The Kantar poll was also taken before Ardern expressed such confidence in rising star Tinetti by promoting her to be de facto minister for the nation's schools.
Having been principal of a high-performing Tauranga primary school as well as a regional teacher union boss, Tinetti is popular and clearly committed to the electorate, with creditable showings when she stood for Labour in both 2017 and 2020.
If anyone can make Ardern wish she had made the trip to Tauranga for Labour's election-night party on Saturday, it is Tinetti.
Conversely, if Tinetti's vote falls below 30 per cent, despite there being no Green, NZ First or Te Pāti Māori candidate, Ardern will have been right to remain scarce.
A 20-plus swing against the left since 2020 would confirm Ardern's unre-electability, as suggested by recent polls.

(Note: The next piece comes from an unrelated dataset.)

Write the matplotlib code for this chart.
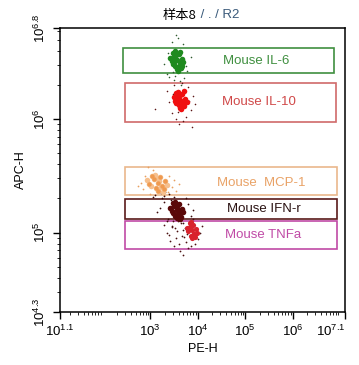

If Tinetti is a local Labour candidate from central casting, National's Sam Uffindell has been flown in as a cardboard cut-out from the party's Key-English-Joyce era — although lacking in their charisma. After its more disastrous candidate selections in recent years, National chose to play it safe.
Despite his unprecedented national unpopularity that saw a majority of National MPs vote to oust him as leader in May 2020, Simon Bridges won 18,721 personal votes in Tauranga in 2020, 43 per cent of the total, and a better-than-average 14,437 for his party.
Byelection turnouts can be much lower than in general elections. In Mt Roskill in 2016, just half the usual number turned out.
In Northcote in 2018, it was 56 per cent.
The big recent exception was in 2015, when Winston Peters managed to get 83 per cent of the usual number of Northlanders to turn out and elect him MP, an early expression of the provincial anger behind Groundswell and the anti-vaccine movement.
Anger against incumbent Governments fuelled turnouts of nearly 100 per cent of usual numbers in Selwyn and Timaru in 1994 and 1985, and nearly 85 per cent in Tāmaki in 1992. In Taranaki-King Country, two-thirds showed up in 1998 to put the boot into Jenny Shipley's Government after she rolled Jim Bolger.
If there really is a big swing against Ardern and towards Christopher Luxon, National will be wanting at least 30,000 voters to show up before polls close tomorrow, and at least half of them to tick Uffindell.
That would suggest Luxon had at least managed to inspire all the National Party voters who reluctantly backed Judith Collins in 2020 to show up again to oppose Ardern and endorse his new direction.
The key indicator will be whether National and Act together match the 18,000 or so votes they won the night of Collins' nadir.
To prove there's a roll on for Luxon, they'll want their combined vote to at least match the 57 per cent they won in 2008.
Given NZ First managed over 10 per cent that year despite the Spencer Trust scandal, National and Act won't really deserve to crack open the champagne unless their combined vote has a six at the front of it.
In particular, they won't want fringe right-wing candidates like Sue Grey, Andrew Hollis and Helen Houghton — of the Outdoors, New Nation and New Conservative parties respectively — to get into even triple figures.
Of the centre-right vote, Act will need to come close to the nearly 9 per cent it won in 2020 with the same candidate, local party stalwart Cameron Luxton.
Tauranga has never been kind to Act, but anything below the 5 per cent it averaged in Tauranga in the decade after its founding would be disastrous, suggesting it will be unable to cut itself free of National's Epsom umbilical cord in 2023.
If Act can't get back to Parliament next year on its own merits, then it will have no chance of having leverage over a Luxon Government. There is every incentive for the 1739 Act voters who backed Luxton in 2020 to do the same tomorrow, or David Seymour and his crew may as well just give up.
Most likely, no one will be very happy tomorrow evening. Except maybe the Greens and NZ First, who perhaps wisely decided not to put themselves to the test in Tauranga's sometimes fickle electorate.
- Matthew Hooton is an Auckland-based public relations consultant.